The GBD makes no mention of masks, social distancing, avoiding crowds and washing your hands, which is why I think it is dangerous nonsense. It also poses a false dichotomy of “Lockdown” versus total personal freedom. No one is advocating a lockdown, where everything is closed, but rather some sensible restrictions on high-risk activities like hanging out it a crowded bar or singing in a choir.

The GBD is not just dangerous nonsense, it is also selfish nonsense. It elevates personal freedom over the common good. In the words of Oliver Wendell Holmes, “Your right to swing your fist ends where my nose begins.” No one’s freedoms should endanger another. Or in the words of Pope Francis in his recent editorial in the NYT on the human response to the pandemic, “Looking to the common good is much more than the sum of what is good for individuals. It means having a regard for all citizens and seeking to respond effectively to the needs of the least fortunate.” 

I am optimistic for the coming vaccines. But we have to increase our vigilance now, with the pandemic surging harder than ever. It is going to be tough this holiday season to not gather with family and friends, but we cannot. Already, over one million people ignored public health authorities’ advice and flew home for Thanksgiving. Many more drove. The wages of that breach will undoubtedly come due in the coming weeks as new cases, while hospitals are at or over capacity in large segments of the country.

We are back to needing to flatten the curve to avoid overwhelming our healthcare systems and providers. Stay home and stay safe this year. Wear a mask. Practice social distancing. Avoid crowds. Wash your hands. 

We have a lot to be thankful for this holiday season. Mostly it’s that 2020 is ending. 2021 will bring vaccines and the winding down of the pandemic. Happy New Year! 
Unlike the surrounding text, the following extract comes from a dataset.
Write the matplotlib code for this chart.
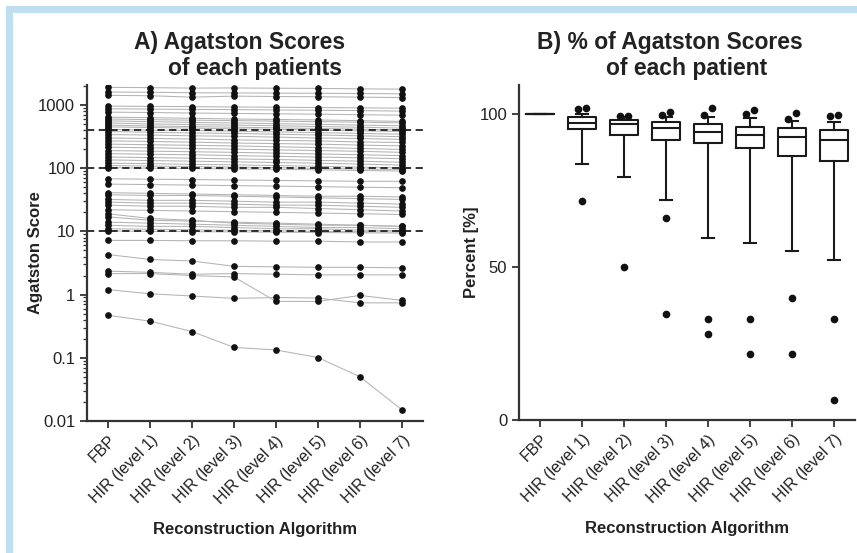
import matplotlib
matplotlib.use("Agg")
import matplotlib.pyplot as plt
from matplotlib.patches import Rectangle
from matplotlib.ticker import LogLocator, FixedLocator, NullFormatter
import numpy as np

plt.rcParams['font.family'] = ['Liberation Sans', 'DejaVu Sans']

categories = ["FBP", "HIR (level 1)", "HIR (level 2)", "HIR (level 3)",
              "HIR (level 4)", "HIR (level 5)", "HIR (level 6)", "HIR (level 7)"]

# Agatston score per patient (FBP, HIR level 1..7)
patient_scores = [
    [1900, 1880, 1850, 1860, 1840, 1830, 1800, 1780],
    [1600, 1590, 1560, 1550, 1540, 1530, 1520, 1500],
    [1420, 1400, 1330, 1380, 1360, 1350, 1330, 1310],
    [960, 950, 940, 930, 920, 910, 900, 890],
    [870, 860, 850, 845, 835, 825, 815, 800],
    [770, 760, 745, 735, 725, 715, 700, 690],
    [640, 630, 615, 600, 590, 580, 565, 550],
    [600, 585, 575, 565, 555, 545, 535, 520],
    [560, 545, 530, 520, 505, 495, 480, 470],
    [520, 500, 490, 480, 470, 455, 445, 430],
    [480, 465, 455, 445, 435, 425, 415, 400],
    [450, 440, 430, 420, 410, 400, 390, 380],
    [410, 400, 395, 385, 375, 365, 355, 345],
    [380, 370, 360, 355, 345, 335, 325, 315],
    [340, 335, 325, 320, 310, 300, 295, 285],
    [300, 295, 290, 280, 275, 270, 260, 255],
    [270, 265, 258, 250, 245, 240, 232, 225],
    [240, 235, 230, 225, 218, 212, 205, 198],
    [215, 210, 205, 200, 195, 190, 185, 178],
    [190, 186, 182, 178, 173, 168, 163, 158],
    [170, 166, 163, 158, 154, 150, 146, 141],
    [150, 147, 144, 140, 137, 133, 129, 124],
    [135, 132, 129, 126, 123, 120, 116, 112],
    [120, 118, 115, 113, 110, 107, 104, 101],
    [110, 108, 106, 104, 102, 99, 97, 95],
    [102, 100, 99, 97, 96, 94, 92, 90],
    [68, 67, 66, 65, 64, 63, 62, 62],
    [56, 55, 54, 53, 52, 51, 50, 49],
    [41, 40, 39, 38, 37, 36, 36, 35],
    [38, 37, 37, 36, 35, 34, 33, 32],
    [32, 31, 31, 30, 29, 29, 28, 27],
    [29, 28, 28, 27, 26, 26, 25, 24],
    [26, 25, 25, 24, 24, 23, 22, 21],
    [22, 21.5, 21, 20.5, 20, 19.5, 19, 18.5],
    [19, 16, 15, 13.5, 13, 12.5, 12.5, 12],
    [17, 15, 14.5, 14, 13.5, 13, 12.5, 12],
    [14, 13.5, 13, 12.5, 12, 11.5, 11.5, 11],
    [12.5, 12, 12, 11.5, 11, 11, 10.5, 10.2],
    [11, 10.8, 10.6, 10.4, 10.2, 10, 9.9, 9.8],
    [10.2, 10, 9.9, 9.8, 9.7, 9.6, 9.5, 9.4],
    [7.2, 7.2, 7.1, 7.1, 7.0, 7.0, 6.8, 6.8],
    [4.3, 3.6, 3.4, 2.8, 2.75, 2.7, 2.7, 2.65],
    [2.35, 2.25, 2.1, 2.15, 2.1, 2.05, 2.05, 2.05],
    [2.15, 2.15, 2.0, 1.9, 0.78, 0.78, 0.97, 0.81],
    [1.2, 1.03, 0.95, 0.87, 0.9, 0.88, 0.74, 0.74],
    [0.47, 0.38, 0.26, 0.146, 0.133, 0.101, 0.050, 0.015],
]
risk_thresholds = [10, 100, 400]

# Percent of FBP score (box plot statistics per algorithm)
pct_q1 = [100, 95.1, 93.2, 91.4, 90.5, 88.8, 86.4, 84.7]
pct_median = [100, 97.0, 96.7, 95.4, 94.0, 93.0, 92.4, 91.4]
pct_q3 = [100, 98.9, 98.0, 97.3, 96.6, 95.7, 95.4, 94.9]
pct_whisk_lo = [100, 83.7, 79.5, 71.9, 59.4, 57.9, 55.3, 52.3]
pct_whisk_hi = [100, 100.0, 98.9, 99.0, 98.9, 98.6, 97.8, 97.3]
pct_outliers_high = [[], [101.5, 102.1], [99.3, 99.5], [99.7, 100.8],
                     [99.7, 102.1], [100.0, 101.3], [98.5, 100.2], [99.3, 99.6]]
pct_outliers_low = [[], [71.6], [49.9], [65.9, 34.6], [33.0, 28.1],
                    [33.0, 21.6], [39.8, 21.6], [33.0, 6.5]]

W, H = 857, 553
fig = plt.figure(figsize=(W / 100, H / 100), dpi=100)
fig.patch.set_facecolor("white")

# frame
frame_col = "#bfdeef"
fig.patches.append(Rectangle((6 / W, 0), 7 / W, 1 - 6 / H, transform=fig.transFigure,
                             facecolor=frame_col, edgecolor="none", zorder=0))
fig.patches.append(Rectangle((6 / W, 1 - 12.5 / H), 1 - 6 / W, 6.5 / H, transform=fig.transFigure,
                             facecolor=frame_col, edgecolor="none", zorder=0))

txt = "#222222"
spine_col = "#333333"
x = np.arange(len(categories))


def style_axes(ax):
    for s in ["top", "right"]:
        ax.spines[s].set_visible(False)
    for s in ["left", "bottom"]:
        ax.spines[s].set_linewidth(1.6)
        ax.spines[s].set_color(spine_col)
    ax.set_facecolor("none")
    ax.tick_params(axis="both", which="major", length=5, width=1.3, color=spine_col,
                   labelsize=12, labelcolor=txt)
    ax.tick_params(axis="x", which="major", labelsize=11.5)
    ax.tick_params(axis="y", which="minor", length=3, width=0.9, color=spine_col)
    ax.set_xticks(x)
    ax.set_xticklabels(categories, rotation=45, ha="right", rotation_mode="anchor")
    ax.set_xlim(-0.5, 7.5)
    ax.set_xlabel("Reconstruction Algorithm", fontsize=12, fontweight="bold", color=txt,
                  labelpad=11)


# ---- Panel A
axA = fig.add_axes([87 / W, 1 - 421 / H, (423 - 87) / W, (421 - 85) / H])
for row in patient_scores:
    axA.plot(x, row, "-", color="#b3b3b3", lw=0.75, zorder=1)
    axA.plot(x, row, "o", color="#111111", ms=3.8, mec="#111111", zorder=3)
for t in risk_thresholds:
    axA.axhline(t, color="#222222", lw=1.3, ls=(0, (4, 2.5)), zorder=2)
axA.set_yscale("log")
axA.set_ylim(0.01, 2070)
axA.yaxis.set_major_locator(FixedLocator([0.01, 0.1, 1, 10, 100, 1000]))
axA.set_yticklabels(["0.01", "0.1", "1", "10", "100", "1000"])
axA.yaxis.set_minor_locator(LogLocator(base=10, subs=np.arange(2, 10), numticks=20))
axA.yaxis.set_minor_formatter(NullFormatter())
style_axes(axA)
axA.set_ylabel("Agatston Score", fontsize=12, fontweight="bold", color=txt)
axA.yaxis.set_label_coords(-0.13, 0.5)

# ---- Panel B
axB = fig.add_axes([519 / W, 1 - 420 / H, (855 - 519) / W, (420 - 85) / H])
stats = []
for i in range(len(categories)):
    stats.append(dict(med=pct_median[i], q1=pct_q1[i], q3=pct_q3[i],
                      whislo=pct_whisk_lo[i], whishi=pct_whisk_hi[i], fliers=[]))
lp = dict(color="#1a1a1a", linewidth=1.5)
axB.bxp(stats, positions=x, widths=0.69, capwidths=0.29, showfliers=False,
        boxprops=lp, whiskerprops=lp, capprops=lp, medianprops=lp)
for i in range(len(categories)):
    hi = pct_outliers_high[i]
    offs = [-0.09, 0.09] if len(hi) == 2 else [0.0] * len(hi)
    for v, o in zip(hi, offs):
        axB.plot(x[i] + o, v, "o", color="#111111", ms=4.5, zorder=4)
    for v in pct_outliers_low[i]:
        axB.plot(x[i], v, "o", color="#111111", ms=4.5, zorder=4)
axB.set_ylim(0, 109.5)
axB.set_yticks([0, 50, 100])
style_axes(axB)
axB.set_ylabel("Percent [%]", fontsize=12, fontweight="bold", color=txt)
axB.yaxis.set_label_coords(-0.12, 0.5)

# titles
fig.text(240 / W, 1 - 42 / H, "A) Agatston Scores", ha="center", va="center",
         fontsize=16.5, fontweight="bold", color=txt)
fig.text(255 / W, 1 - 69 / H, "of each patients", ha="center", va="center",
         fontsize=16.5, fontweight="bold", color=txt)
fig.text(670 / W, 1 - 42 / H, "B) % of Agatston Scores", ha="center", va="center",
         fontsize=16.5, fontweight="bold", color=txt)
fig.text(687 / W, 1 - 69 / H, "of each patient", ha="center", va="center",
         fontsize=16.5, fontweight="bold", color=txt)

fig.savefig("out.png", dpi=100, facecolor=fig.get_facecolor())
  1. I find that the people who reject the Barrington Declaration have adopted a uni-dimensional approach to solving the COVID crisis with their only metric being to lower the COVID infection count at all costs. The approach in the declaration addresses a way to deal with the COVID pandemic but also realizes and aims to minimize all the immense collateral damage caused by the current response which unarguably has a far higher death count than COVID19.